IntercontinentalExchange Inc. (ICE), which is said to be in the
hunt to buy the London Metal Exchange, is well positioned to
make acquisitions due to its strong balance sheet, according to
its top executives.
"We ended the quarter with
nearly $1 billion in cash, no net debt, low leverage and access
to a committed line of credit of $1.8 billion.
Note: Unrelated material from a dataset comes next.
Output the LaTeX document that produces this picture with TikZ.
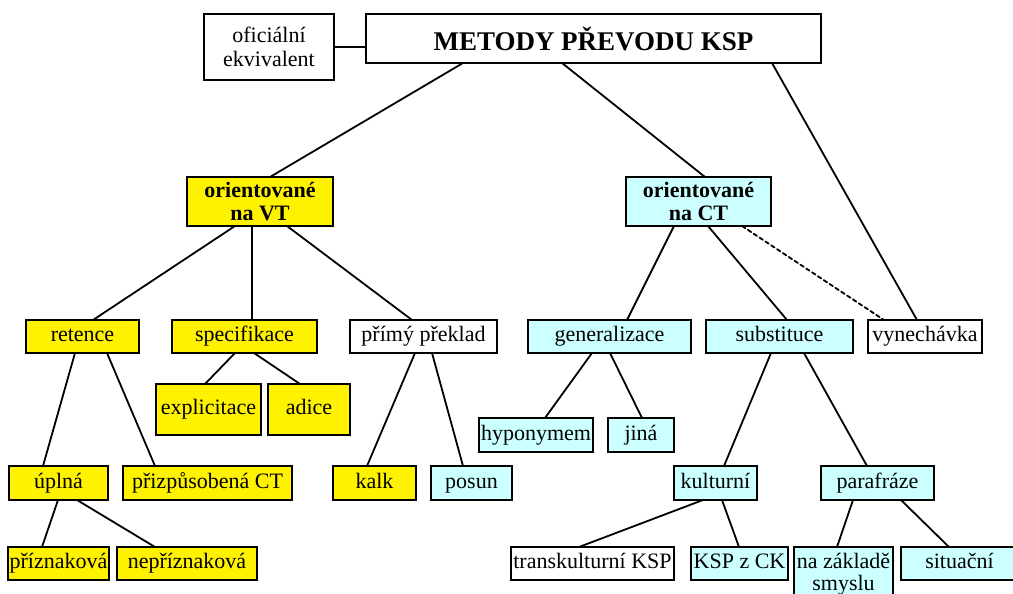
\documentclass[tikz,border=0pt]{standalone}
\usepackage{fontspec}
\setmainfont{Liberation Serif}
\definecolor{paleCyan}{RGB}{204,255,255}
\tikzset{
  kbox/.style={draw=black, line width=2pt, inner sep=0pt, outer sep=0pt, align=center,
    font=\fontsize{22}{24}\selectfont},
  vtbox/.style={kbox, fill=yellow},
  ctbox/.style={kbox, fill=paleCyan},
  wbox/.style={kbox, fill=white},
  oneline/.style={text height=15.5pt, text depth=5pt},
  link/.style={line width=1.8pt, line cap=round},
}
\begin{document}
\begin{tikzpicture}[x=1pt, y=-1pt]
  \useasboundingbox (0,0) rectangle (1013,594);
  % top
  \node[wbox, minimum width=130pt, minimum height=66pt] (ofic) at (269,47) {oficiální\\ekvivalent};
  \node[wbox, minimum width=455pt, minimum height=49pt, font=\fontsize{27}{30}\selectfont\bfseries] (title) at (593.5,38.5) {METODY PŘEVODU KSP};
  \node[vtbox, minimum width=146pt, minimum height=49pt, font=\fontsize{22}{23}\selectfont\bfseries] (vt) at (260,201.5) {orientované\\na VT};
  \node[ctbox, minimum width=145pt, minimum height=49pt, font=\fontsize{22}{23}\selectfont\bfseries] (ct) at (698.5,201.5) {orientované\\na CT};
  % second row
  \begin{scope}[every node/.append style={oneline}]
  \node[vtbox, minimum width=113pt, minimum height=33pt] (ret) at (82.5,336.5) {retence};
  \node[vtbox, minimum width=145pt, minimum height=33pt] (spec) at (244.5,336.5) {specifikace};
  \node[wbox, minimum width=147pt, minimum height=33pt] (prim) at (423.5,336.5) {přímý překlad};
  \node[ctbox, minimum width=163pt, minimum height=33pt] (gen) at (609.5,336.5) {generalizace};
  \node[ctbox, minimum width=147pt, minimum height=33pt] (subst) at (779.5,336.5) {substituce};
  \node[wbox, minimum width=114pt, minimum height=33pt] (vyne) at (925,336.5) {vynechávka};
  % third row
  \node[vtbox, minimum width=105pt, minimum height=51pt] (expl) at (208.5,409.5) {explicitace};
  \node[vtbox, minimum width=82pt, minimum height=51pt] (adice) at (309,409.5) {adice};
  \node[ctbox, minimum width=114pt, minimum height=34pt] (hypo) at (536,435) {hyponymem};
  \node[ctbox, minimum width=66pt, minimum height=34pt] (jina) at (641,435) {jiná};
  \node[vtbox, minimum width=99pt, minimum height=34pt] (upl) at (58.5,483) {úplná};
  \node[vtbox, minimum width=169pt, minimum height=34pt] (prizp) at (207.5,483) {přizpůsobená CT};
  \node[vtbox, minimum width=83pt, minimum height=34pt] (kalk) at (374.5,483) {kalk};
  \node[ctbox, minimum width=81pt, minimum height=34pt] (posun) at (471.5,483) {posun};
  \node[ctbox, minimum width=83pt, minimum height=34pt] (kult) at (715.5,483) {kulturní};
  \node[ctbox, minimum width=113pt, minimum height=34pt] (paraf) at (877.5,483) {parafráze};
  % bottom row
  \node[vtbox, minimum width=101pt, minimum height=33pt] (prizn) at (58.5,563.5) {příznaková};
  \node[vtbox, minimum width=140pt, minimum height=33pt] (neprizn) at (187,563.5) {nepříznaková};
  \node[wbox, minimum width=163pt, minimum height=33pt] (trans) at (592.5,563.5) {transkulturní KSP};
  \node[ctbox, minimum width=97pt, minimum height=33pt] (kspck) at (739.5,563.5) {KSP z CK};
  \node[ctbox, minimum width=117pt, minimum height=33pt] (sit) at (959.5,563.5) {situační};
  \end{scope}
  \node[ctbox, minimum width=99pt, minimum height=54pt, anchor=north, font=\fontsize{22}{22.5}\selectfont] (naz) at (843.5,547) {na základě\\smyslu};
  % connectors
  \draw[link] (ofic.east) -- (ofic.east -| title.west);
  \foreach \a/\da/\b/\db in {title/-130.5/vt/10, title/-31.5/ct/6.5, title/178.5/vyne/-8,
      vt/-25/ret/10.5, vt/-8/spec/7.5, vt/27/prim/-11.5,
      ct/-24.5/gen/17.5, ct/9.5/subst/7.5,
      ret/-7.5/upl/-15.5, ret/24.5/prizp/-52.5,
      spec/-9.5/expl/-3.5, spec/9.5/adice/-9,
      prim/-8.5/kalk/-7.5, prim/8.5/posun/-8.5,
      gen/-17.5/hypo/9, gen/0.5/jina/1,
      subst/-8.5/kult/8.5, subst/24.5/paraf/-10.5,
      upl/-0.5/prizn/-16.5, upl/18.5/neprizn/-32,
      kult/-12.5/trans/-13.5, kult/6.5/kspck/-0.5,
      paraf/-24.5/naz/-6.5, paraf/23.5/sit/-10.5}
    \draw[link] ([xshift=\da pt]\a.south) -- ([xshift=\db pt]\b.north);
  \draw[link, dash pattern=on 4pt off 3pt] ([xshift=43.5pt]ct.south) -- ([xshift=-41pt]vyne.north);
\end{tikzpicture}
\end{document}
As a result of
our strong balance sheet and cash generation, we are well
positioned to continue to invest in key strategic growth
initiatives and expand our existing businesses," senior vice
president and chief financial officer Scott A. Hill said during
the Atlanta-based companys first-quarter earnings call
"I think there were companies
that were mispriced to the upside, and the expectation is that
there are some companies that were mispriced to the downside,
and we would like to be opportunistic if those opportunities
came along," Jeffrey C. Sprecher, chairman and chief executive
officer, said during the call.
Hill pointed out the
companys clearing capabilities, which market sources said
would make ICE a good fit with the LME as the exchange is
looking to develop its own clearing capacity. "Today, we are
the only solution in the U.S. or Europe to have cleared even $1
trillion in notional value," Hill said.
Seventy-five percent of the
LMEs shareholders must approve a sale of the exchange,
according to AMM sister publication Metal
Bulletin, with some sources valuing the LME as high as
£2 billion ($3.24 billion).
ICE recorded first-quarter net
income of nearly $147.9 million, up 14.7 percent from $12.9
million in the same period last year, on revenue that rose 9.2
percent to $365.2 million from $334.3 million.